In other words don't believe anything this survey says.
you're definitely on the right track - but it still would take some more work. you could get a random list of colleges, get a random page from each, then weight each by the total student population so you'd take, say 5 names from the Michigan State list for every one name from the U-M Dearborn list.
However, there's a few more snags -
College directories list every student regardless if they're full-time or part time or grad student. You may be able to get the grad-or-undergrad info from the directory, but you can't always. And I'm afraid that there's no way the student directory will tell you if the student is just taking one class, two classes, or a full load. And that's important because, presumably you're looking only for full-time students, not someone just enrolled in one class.
Then, of course, there's the problems of unlisted numbers (I'd guess many more females would not list their numbers in the student directory), students who are so busy working or studying they can't be reached by phone, and those who decline to participate in the survey (If I was studying for a test, there's no way I'd take time out for this survey), or those who just hang up.
...Simply put, while I agree with your skepticism and laud you for it, I doubt their method of survey was as you claim.

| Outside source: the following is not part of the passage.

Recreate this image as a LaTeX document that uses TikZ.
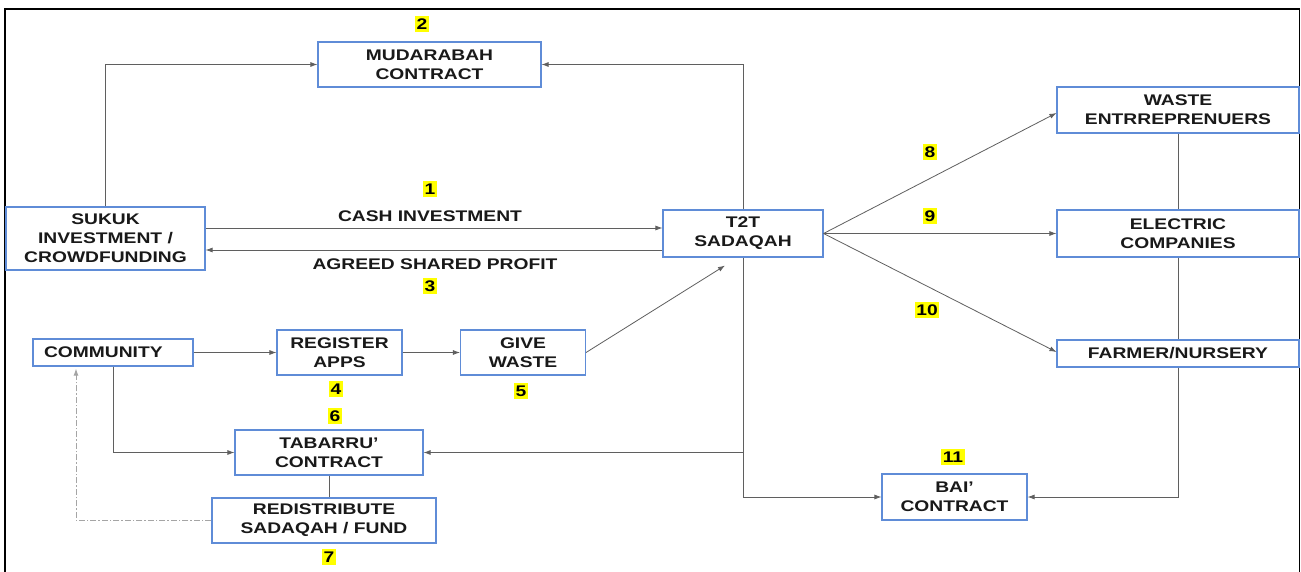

I wish we KNEW, however...
The fact that they don't tell us that they carefully selected their sample to represent the entire student population (and I've looked for the info) screams to me that they didn't carefully select anything. I mean, if they went through all the work to carefully select the sample I'd think they would report that. In other words, my bs-detector is going off.
What I did find from looking through their data does not fill me with confidence -
The IOP conducts these surveys once or twice a year. In each of these they claim to survey the opinion of "college students." So I would expect some of these numbers to be close to the same - not wildly different in each survey:
Age of respondent - for the October/03 survey, 20% of respondents were aged 21-24.
for the April/00 survey, 40% of respondents were aged 21-24. That's twice as much. (the other age-percentages were 18-20 77% in '03, 58% in '00).
In Apr/03 the total pecentage of african-american, hispanic, and asian students surveyed was 27%. Six months later, in the Oct/03 survey, the total percentage of the same minorites was reduced by almost half to 14%. (I'd guess that had something to do with their "more conservative" finding).